Whatshot
Adventures with Kingsley Holgate - Afrika Outside Edge 16
Adventures with Kingsley Holgate - Afrika Outside Edge 16
Date: 2017-08-04
Ross and I wave from the boat, the crowd shouts with delight as I open up the throttle, the Landy party hoots and flashes their lights. "See you in Bagamoyo, over and out." The Land Rover party will have to backtrack, then take a massive detour inland. Bouncing into the wind, just on the plane, Ross and I hug the coast, thatched villages, tall palm trees and sandy beaches south down the outside edge of Africa. At last light we race the rubberduck up a deserted beach. We roll out our green khaki canvas bedrolls under the stars and the swaying palms up on a grassy bank, father and son lying on their backs chatting. Just the sound of the Kusi trade wind blowing through the palm fronds and the flop of the waves on the beach.
Next day still following the edge the Kusi picks up into an uncomfortable bone-jarring chop, hour after hour, big storm clouds over Pemba Island in the North of Zanzibar, the weather's turning ugly. The warm rain hits us in sheets, the sky goes dark, the visibility is poor but at least the wind drops and the sea smoothes out. We reach Bagamoyo at low tide in the rain and are forced to anchor about a kilometre from the shore. "You better wear strops - sea urchins," says Ross, "I'll stay with the boat." Dripping wet I walk into Helen and Frank's bar at the Traveller's Lodge.
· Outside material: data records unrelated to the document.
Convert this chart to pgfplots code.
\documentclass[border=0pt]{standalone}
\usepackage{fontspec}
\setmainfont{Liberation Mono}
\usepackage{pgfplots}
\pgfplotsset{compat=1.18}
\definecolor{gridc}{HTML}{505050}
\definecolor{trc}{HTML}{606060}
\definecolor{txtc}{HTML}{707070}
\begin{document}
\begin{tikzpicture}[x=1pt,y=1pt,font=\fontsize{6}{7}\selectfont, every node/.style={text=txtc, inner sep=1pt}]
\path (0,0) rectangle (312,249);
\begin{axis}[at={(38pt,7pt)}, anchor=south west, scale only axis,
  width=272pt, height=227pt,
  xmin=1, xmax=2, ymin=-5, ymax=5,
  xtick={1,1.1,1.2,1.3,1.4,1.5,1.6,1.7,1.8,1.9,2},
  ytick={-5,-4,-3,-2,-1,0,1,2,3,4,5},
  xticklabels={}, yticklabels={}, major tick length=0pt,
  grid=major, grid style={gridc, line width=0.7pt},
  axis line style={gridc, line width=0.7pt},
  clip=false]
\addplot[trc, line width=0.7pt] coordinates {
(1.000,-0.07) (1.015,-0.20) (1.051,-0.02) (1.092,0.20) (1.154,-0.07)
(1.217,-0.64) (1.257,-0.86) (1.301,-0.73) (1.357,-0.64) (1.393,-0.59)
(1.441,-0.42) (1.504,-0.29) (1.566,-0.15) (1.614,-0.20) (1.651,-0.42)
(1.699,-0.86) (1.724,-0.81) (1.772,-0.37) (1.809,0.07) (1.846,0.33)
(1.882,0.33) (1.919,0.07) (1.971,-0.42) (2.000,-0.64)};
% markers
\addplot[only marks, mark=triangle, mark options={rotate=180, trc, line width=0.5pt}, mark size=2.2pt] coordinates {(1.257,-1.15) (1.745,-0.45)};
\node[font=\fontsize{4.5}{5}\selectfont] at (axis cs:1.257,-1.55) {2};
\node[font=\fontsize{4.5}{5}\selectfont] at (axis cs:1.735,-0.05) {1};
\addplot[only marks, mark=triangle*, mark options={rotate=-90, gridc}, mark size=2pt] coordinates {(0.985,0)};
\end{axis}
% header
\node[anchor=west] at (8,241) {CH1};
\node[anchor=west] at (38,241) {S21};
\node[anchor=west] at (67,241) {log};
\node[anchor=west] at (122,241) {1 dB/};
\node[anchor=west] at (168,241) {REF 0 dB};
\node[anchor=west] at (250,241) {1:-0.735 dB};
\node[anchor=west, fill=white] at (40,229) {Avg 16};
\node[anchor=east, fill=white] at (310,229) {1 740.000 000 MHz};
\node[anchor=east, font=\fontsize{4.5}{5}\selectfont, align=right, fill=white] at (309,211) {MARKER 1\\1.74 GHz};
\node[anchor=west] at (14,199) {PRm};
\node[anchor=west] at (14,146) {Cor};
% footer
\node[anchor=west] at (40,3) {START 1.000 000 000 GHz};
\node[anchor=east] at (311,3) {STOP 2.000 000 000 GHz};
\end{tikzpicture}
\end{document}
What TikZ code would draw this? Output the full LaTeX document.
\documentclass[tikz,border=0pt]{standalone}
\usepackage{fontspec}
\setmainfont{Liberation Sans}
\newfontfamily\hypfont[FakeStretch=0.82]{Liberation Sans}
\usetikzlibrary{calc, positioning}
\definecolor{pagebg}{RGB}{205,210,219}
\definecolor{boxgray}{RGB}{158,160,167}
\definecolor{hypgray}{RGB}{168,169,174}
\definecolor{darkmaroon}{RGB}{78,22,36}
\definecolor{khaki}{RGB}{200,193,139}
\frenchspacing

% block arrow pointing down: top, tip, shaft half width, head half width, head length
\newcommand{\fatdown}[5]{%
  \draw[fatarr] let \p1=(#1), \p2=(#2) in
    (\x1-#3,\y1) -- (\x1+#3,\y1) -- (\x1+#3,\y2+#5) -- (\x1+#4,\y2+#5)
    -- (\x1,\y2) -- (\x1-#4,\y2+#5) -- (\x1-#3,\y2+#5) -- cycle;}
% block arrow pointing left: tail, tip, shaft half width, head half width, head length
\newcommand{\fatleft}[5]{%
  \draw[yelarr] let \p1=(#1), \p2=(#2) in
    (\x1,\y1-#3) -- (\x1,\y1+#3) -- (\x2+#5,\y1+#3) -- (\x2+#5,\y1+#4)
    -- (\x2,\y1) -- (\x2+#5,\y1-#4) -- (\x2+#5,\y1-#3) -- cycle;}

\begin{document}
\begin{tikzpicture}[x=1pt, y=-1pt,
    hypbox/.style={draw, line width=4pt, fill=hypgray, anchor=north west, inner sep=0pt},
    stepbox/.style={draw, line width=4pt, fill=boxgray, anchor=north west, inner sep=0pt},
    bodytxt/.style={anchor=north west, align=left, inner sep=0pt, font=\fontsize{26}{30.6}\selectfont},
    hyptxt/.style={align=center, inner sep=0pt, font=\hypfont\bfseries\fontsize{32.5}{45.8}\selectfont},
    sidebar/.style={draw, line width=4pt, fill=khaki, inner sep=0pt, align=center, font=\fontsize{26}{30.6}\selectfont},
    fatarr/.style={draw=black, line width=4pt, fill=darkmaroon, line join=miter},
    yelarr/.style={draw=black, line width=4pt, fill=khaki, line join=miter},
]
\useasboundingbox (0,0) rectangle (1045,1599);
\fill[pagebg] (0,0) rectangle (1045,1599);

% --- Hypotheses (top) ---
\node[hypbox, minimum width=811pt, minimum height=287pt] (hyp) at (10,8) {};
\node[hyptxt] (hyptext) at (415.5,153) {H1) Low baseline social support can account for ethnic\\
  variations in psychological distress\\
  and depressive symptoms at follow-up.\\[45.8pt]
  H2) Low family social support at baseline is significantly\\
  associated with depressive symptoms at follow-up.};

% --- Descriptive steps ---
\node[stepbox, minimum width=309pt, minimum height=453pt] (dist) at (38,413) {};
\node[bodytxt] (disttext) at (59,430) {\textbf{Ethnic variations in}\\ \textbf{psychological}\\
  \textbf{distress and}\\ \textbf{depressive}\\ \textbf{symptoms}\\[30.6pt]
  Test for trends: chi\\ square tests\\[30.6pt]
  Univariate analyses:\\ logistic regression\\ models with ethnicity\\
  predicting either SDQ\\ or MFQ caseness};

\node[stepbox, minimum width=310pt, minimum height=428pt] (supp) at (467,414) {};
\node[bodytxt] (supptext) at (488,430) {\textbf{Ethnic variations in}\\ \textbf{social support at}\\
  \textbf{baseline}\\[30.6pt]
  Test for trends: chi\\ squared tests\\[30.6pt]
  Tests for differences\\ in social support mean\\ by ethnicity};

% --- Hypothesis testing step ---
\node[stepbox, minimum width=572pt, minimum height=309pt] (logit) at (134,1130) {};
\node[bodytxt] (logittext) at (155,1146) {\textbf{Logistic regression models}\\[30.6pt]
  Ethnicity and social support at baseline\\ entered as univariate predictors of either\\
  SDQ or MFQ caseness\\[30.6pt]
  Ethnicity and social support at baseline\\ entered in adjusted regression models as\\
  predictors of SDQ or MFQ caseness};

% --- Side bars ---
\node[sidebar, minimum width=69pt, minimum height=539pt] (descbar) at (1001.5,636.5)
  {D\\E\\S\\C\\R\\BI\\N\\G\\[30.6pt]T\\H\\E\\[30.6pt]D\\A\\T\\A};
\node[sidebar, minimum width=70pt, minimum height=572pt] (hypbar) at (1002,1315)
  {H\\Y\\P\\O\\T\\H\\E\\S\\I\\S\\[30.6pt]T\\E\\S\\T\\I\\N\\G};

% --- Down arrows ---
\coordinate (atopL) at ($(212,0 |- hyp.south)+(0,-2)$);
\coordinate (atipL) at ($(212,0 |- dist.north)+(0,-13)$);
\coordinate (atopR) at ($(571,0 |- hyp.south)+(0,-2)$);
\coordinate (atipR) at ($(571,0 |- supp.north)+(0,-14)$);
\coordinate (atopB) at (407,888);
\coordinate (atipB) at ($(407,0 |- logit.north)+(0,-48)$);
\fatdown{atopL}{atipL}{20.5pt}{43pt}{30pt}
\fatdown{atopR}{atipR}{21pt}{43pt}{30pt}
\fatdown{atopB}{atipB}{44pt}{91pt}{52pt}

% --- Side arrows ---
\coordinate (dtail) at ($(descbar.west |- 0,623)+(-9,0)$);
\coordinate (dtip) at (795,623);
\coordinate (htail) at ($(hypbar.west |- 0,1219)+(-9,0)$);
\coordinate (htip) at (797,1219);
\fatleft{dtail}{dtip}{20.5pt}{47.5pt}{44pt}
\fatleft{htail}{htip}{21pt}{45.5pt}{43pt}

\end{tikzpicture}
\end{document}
The Land Rover party arrive covered in red mud. Frank gives us one of his Swahili crew to go and relieve Ross and pull in the boat on the high tide. That evening the District Commissioner tells us that the word Bagamoyo means "where you lay down the burden of your heart" which could be the phrase from a out of a slave lament, meaning that although they were to be shipped from the African mainland, their hearts would be left behind in Bagamoyo. Dr. David Livingstone called this trade in human flesh "the open sore of the world." Next day in a humanist turnabout we distribute life saving mosquito nets to mums and babies at the church where Livingstone's sun-dried corpse was carried to before being transported to Zanzibar and Westminster Abbey, where he is buried in the floor of the nave. Old professor Samahani, the local historian attached to the Catholic mission, looks us up and down through his thick spectacles. He's a delightful old man.
"Yes, many expeditions have come this way," he says nodding wisely. "Burton, Speke, Stanley and Livingstone - they all came here in dhows from Zanzibar and then their overland caravans left from here, but yours is the first one to come from around Africa. Karibuni, welcome to Bagamoyo."